As C.G. Estabrook rightly observes at CounterPunch, "The first task of the anti-war movement in 2011 is to overcome its co-option by the Democrats in the elections of 2005 and 2008, and dispel the propaganda fog of the Obama administration. Obama's killing in the Mideast and Africa is more widespread, efficient, and brutal than Bush's ever was, but the policy remains what it has been more than a generation. The anti-war movement must make that clear to the American people -- and that it's being done in our name."
I'm not here to promote your little feel-good events or to hand you a gold star because today you said two weak words of criticism about Barack.
And please note Antiwar.com did not run from Iraq. I'm referring to left outlets. But to be clear, in the columns, in the reports, in the blog posts and on Antiwar Radio, Iraq never disappeared. The Progressive and The Nation can't make the same claims.
Though I have no interest in promoting an event that forgets the Iraq War, I have no problem again noting Military Families Speak Out has an action alert calling for an end to the wars in Iraq and Afghanistan:
With Congress back in session and the budget debates continuing, there are a lot of opportunities to make our voices heard and take action to end the wars and bring the troops home now. Read below for opportunities to write to your Congressional Representatives, make suggestions to the Super Committee, and take action in Washington DC and locally.

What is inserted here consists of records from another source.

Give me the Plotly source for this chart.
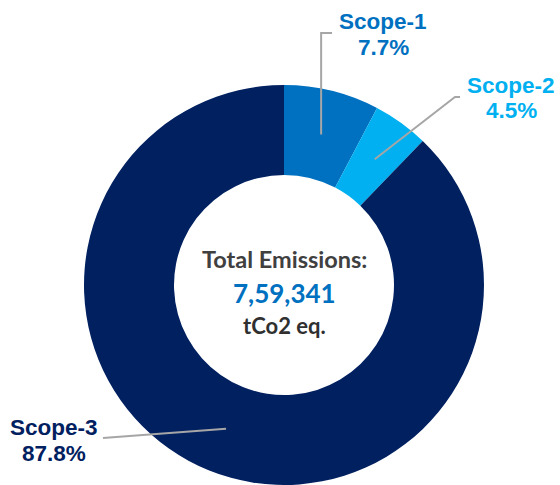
import math
import plotly.graph_objects as go

# Emission shares by scope (percent of total)
scopes = ["Scope-1", "Scope-2", "Scope-3"]
shares = [7.7, 4.5, 87.8]
colors = ["#0070C0", "#00B0F0", "#002060"]
total_emissions = "7,59,341"
unit = "tCo2 eq."

W, H = 560, 485
CX, CY, R = 284, 285, 200   # donut centre and outer radius, px
HOLE = 0.55


def px(x, y):
    """pixel position -> paper coordinates"""
    return x / W, 1 - y / H


fig = go.Figure(go.Pie(
    labels=scopes,
    values=shares,
    hole=HOLE,
    sort=False,
    direction="clockwise",
    rotation=0,
    marker=dict(colors=colors, line=dict(width=0)),
    textinfo="none",
    hoverinfo="label+percent",
    showlegend=False,
    domain=dict(x=[(CX - R) / W, (CX + R) / W],
                y=[(H - CY - R) / H, (H - CY + R) / H]),
))

# label placement (text centre x, first-line y) and leader-line path ends
label_pos = {
    "Scope-1": dict(tx=383, ty=22, path=[(None, 33), (332, 33)]),
    "Scope-2": dict(tx=511, ty=85, path=[(455, 97), (460, 97)]),
    "Scope-3": dict(tx=54, ty=427, path=[(103, 438)]),
}

shapes = []
annotations = []
start = 0.0
tot = sum(shares)
for name, val, col in zip(scopes, shares, colors):
    mid = start + val / tot * 360 / 2
    start += val / tot * 360
    rr = R * (1 + HOLE) / 2
    ax = CX + rr * math.sin(math.radians(mid))
    ay = CY - rr * math.cos(math.radians(mid))
    info = label_pos[name]
    pts = [(ax, ay)]
    for (x, y) in info["path"]:
        pts.append((ax if x is None else x, y))
    d = "M " + " L ".join(f"{px(x, y)[0]},{px(x, y)[1]}" for x, y in pts)
    shapes.append(dict(type="path", path=d, xref="paper", yref="paper",
                       line=dict(color="#A6A6A6", width=2)))
    for i, line in enumerate([name, f"{val}%"]):
        x, y = px(info["tx"], info["ty"] + i * 26)
        annotations.append(dict(
            text=f"<b>{line}</b>", x=x, y=y, xref="paper", yref="paper",
            showarrow=False, xanchor="center", yanchor="middle",
            font=dict(family="Liberation Sans, Arial", size=22.5, color=col)))

# centre text
for txt, yy, col, sz in [("Total Emissions:", 259, "#404040", 23.5),
                         (total_emissions, 293, "#0070C0", 26),
                         (unit, 325, "#303030", 22)]:
    x, y = px(CX, yy)
    annotations.append(dict(
        text=f"<b>{txt}</b>", x=x, y=y, xref="paper", yref="paper",
        showarrow=False, xanchor="center", yanchor="middle",
        font=dict(family="Lato, Calibri, sans-serif", size=sz, color=col)))

fig.update_layout(
    width=W, height=H,
    margin=dict(l=0, r=0, t=0, b=0),
    paper_bgcolor="white", plot_bgcolor="white",
    shapes=shapes, annotations=annotations,
)

fig.write_html("out.html")
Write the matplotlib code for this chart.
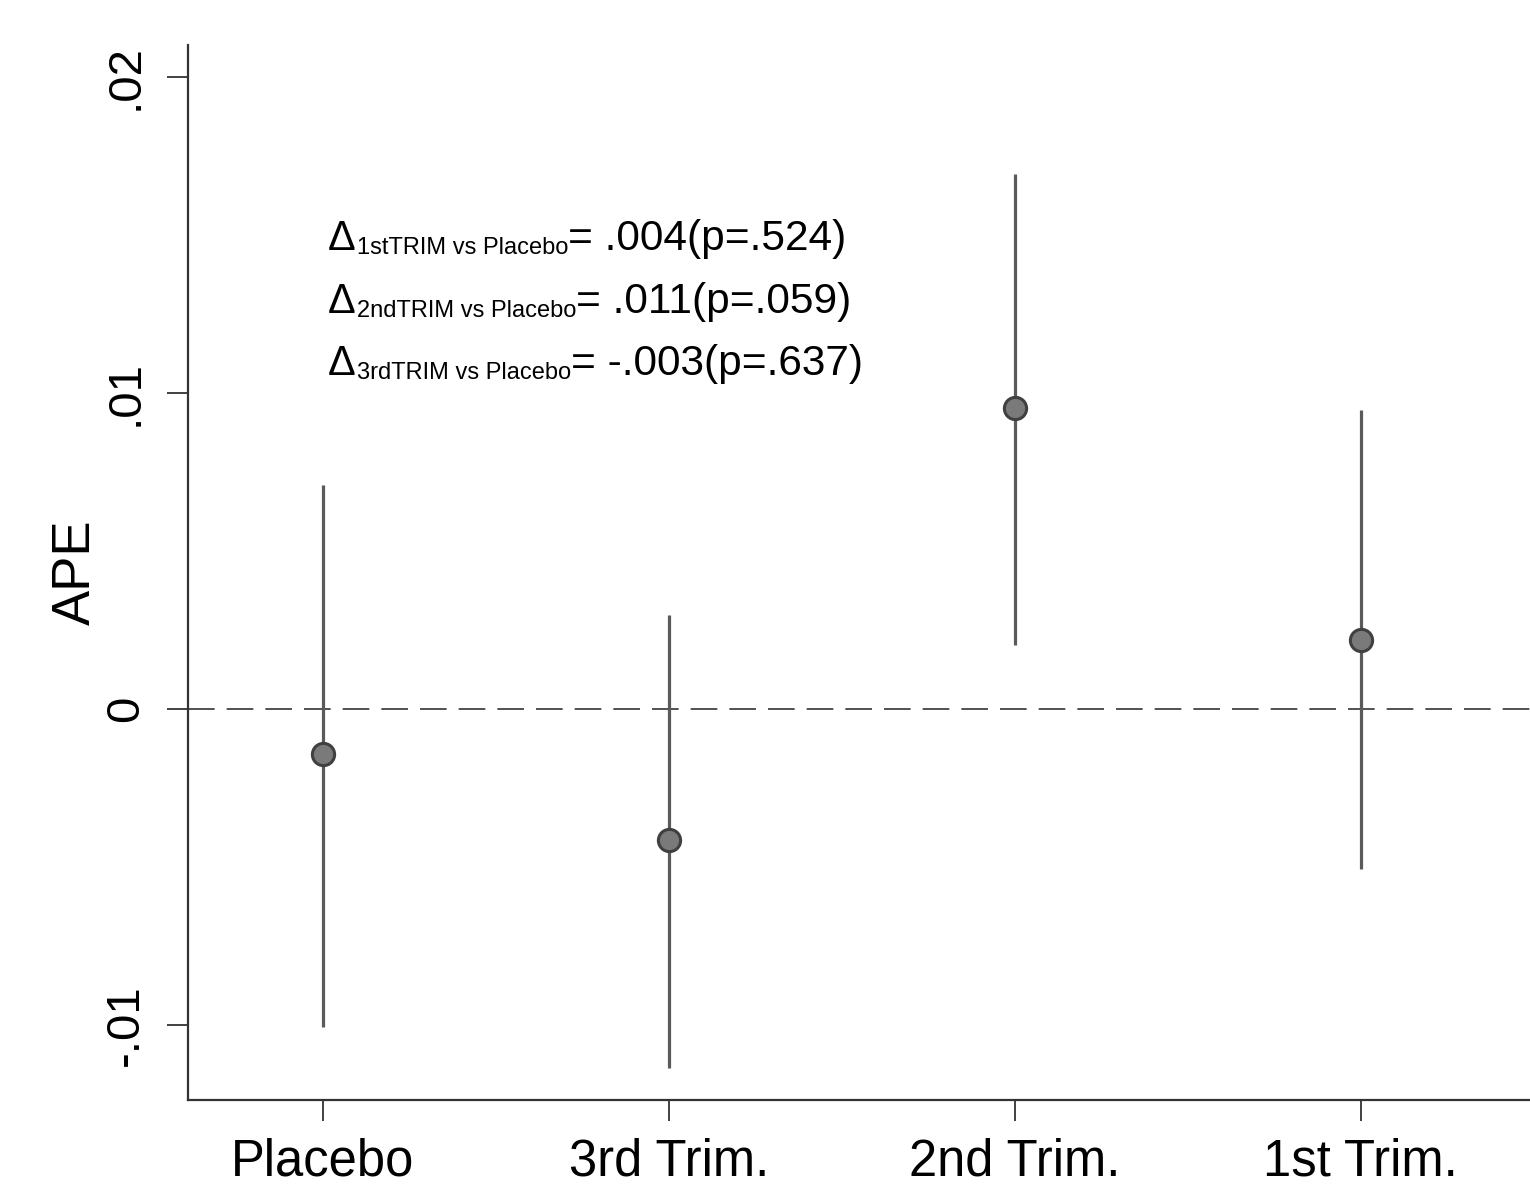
import numpy as np
import matplotlib.pyplot as plt
from matplotlib.transforms import IdentityTransform

plt.rcParams['font.family'] = ['Liberation Sans', 'DejaVu Sans']

# data
groups = ['Placebo', '3rd Trim.', '2nd Trim.', '1st Trim.']
ape = [-0.00142, -0.00415, 0.00953, 0.00218]
ci_low = [-0.01006, -0.01136, 0.00203, -0.00506]
ci_high = [0.00709, 0.00297, 0.01693, 0.00946]
sub_labels = ['1stTRIM vs Placebo', '2ndTRIM vs Placebo', '3rdTRIM vs Placebo']
diff_labels = ['= .004(p=.524)', '= .011(p=.059)', '= -.003(p=.637)']
note_y = [0.01453, 0.01253, 0.01057]

x = np.arange(1, len(groups) + 1)

fig = plt.figure(figsize=(15.3, 11.88), dpi=100)
ax = fig.add_axes([0.1229, 0.0741, 0.8771, 0.888])

ax.axhline(0, color='#333333', lw=1.2, dashes=(16, 7.2), zorder=1)
ax.vlines(x, ci_low, ci_high, color='#5a5a5a', lw=2.3, zorder=2)
ax.plot(x, ape, 'o', ms=16, mfc='#7a7a7a', mec='#404040', mew=2.2, zorder=3)

ax.set_xlim(0.61, 4.49)
ax.set_ylim(-0.01237, 0.0210)
ax.set_xticks(x)
ax.set_xticklabels(groups, fontsize=36.5)
ax.set_yticks([-0.01, 0, 0.01, 0.02])
ax.set_yticklabels(['-.01', '0', '.01', '.02'], fontsize=34, rotation=90, va='center')
ax.set_ylabel('APE', fontsize=38, labelpad=2)
ax.tick_params(axis='both', length=15, width=1.3, color='#333333', pad=14)
ax.tick_params(axis='x', pad=12)

for s in ['top', 'right']:
    ax.spines[s].set_visible(False)
for s in ['left', 'bottom']:
    ax.spines[s].set_linewidth(1.6)
    ax.spines[s].set_color('#333333')

# annotation lines: Delta + small subscript + result text
renderer = fig.canvas.get_renderer()
for sub, diff, yy in zip(sub_labels, diff_labels, note_y):
    px, py = ax.transData.transform((1.015, yy))
    t1 = ax.text(px, py, '\u0394', fontsize=30, va='baseline', ha='left',
                 transform=IdentityTransform())
    x1 = t1.get_window_extent(renderer).x1
    t2 = ax.text(x1 + 1, py - 4, sub, fontsize=17, va='baseline', ha='left',
                 transform=IdentityTransform())
    x2 = t2.get_window_extent(renderer).x1
    ax.text(x2, py, diff, fontsize=30.5, va='baseline', ha='left',
            transform=IdentityTransform())

fig.savefig('out.png', dpi=100)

Tell Congress it's time to end the Iraq War, not prolong it

Earlier this summer Reps. Barbara Lee (D-CA) and Walter Jones (R-NC) asked their colleagues to sign a letter to the President urging him to bring all the troops home by the end of the year. MFSO in turn, asked our members to support them by urging their own representatives to sign this letter.

Continuing her efforts towards finally, truly ending the war in Iraq, Congresswoman Lee has written as a bill: HR 27577, the Iraq Withdrawal Accountability Act of 2011, which would require the removal of all US troops and contractors from Iraq on or before the promised deadline December 31 2011. It has reached 37 cosponsors to date. Click here to learn more and send an email to your Representative.

Flood the Super Committee Deficit Reduction Suggestion Box!

The Joint Select Committee on Deficit Reduction (aka "The Super Committee") has been meeting to come up with the next round of budget cuts. Despite the many examples of obscene military waste on outdated equipment, fraud and negligence, it is despicable that some on Capitol Hill are talking about cutting veterans benefits and raising Tricare rates. Servicemembers, veterans, and military families have suffered enough. The Super Committee needs to hear from us: End the wars and cuts military waste, not veteran's benefits. Click here
to tell them what you think should be cut.

Take Action to End the Wars

On October 6th & 7th, people will be taking action in DC and across the country to commemorate the 10th anniversary of the beginning of the war in Afghanistan, whether you're lobbying Congress, occupying Freedom Plaza, or building solidarity with the communities impacted by the War on Terror.
  • On October 6th there will be a national call-in day to Congress demanding an end to the wars in Iraq & Afghanistan. We will send out more information about this next week along with talking points.
  • Make an appointment to meet with your Representative or their staff on October 6th or 7th, either in their DC or home district office. Our Representatives need to hear from military families! Click here to find your Representative's contact information.
  • Join us in DC! MFSO is organizing a unique event on October 7th called War Voices, a forum bringing together veterans and military families with Afghan civilians and community and economic justice organizers and artists to reflect on a decade of war. Click here to find out more.
  • Many MFSO members will also be participating in the occupation of Freedom Plaza starting on October 6th. Click here for more info and to read MFSO's statement on this protest.
On behalf of MFSO,
Jack Amoureux, Rosanna Cambron, Debbie Carruth, Rosalie Donatelli, Sarah Fuhro, Adele Kubein, Jeff Merrick, Diane Santoriello, Larry Syverson, Katy Zatsick -- MFSO Board of Directors
Nancy Lessin and Charley Richardson – MFSO Co-Founders
Oskar Castro, Samantha Miller, Liz Rocci, and Clarissa Rogers -- MFSO Staff

Wednesday, September 28, 2011

5 men, 3 women

The first hour of today's Diane Rehm Show (NPR) featured Alkman Granitsas, Scheherazade Rehman, David Smick, Patrick Welter and Frankfurter Allgemeine Zeitung. The second hour was Gardiner Harris, Peggy Ann Brown and Lisa Page.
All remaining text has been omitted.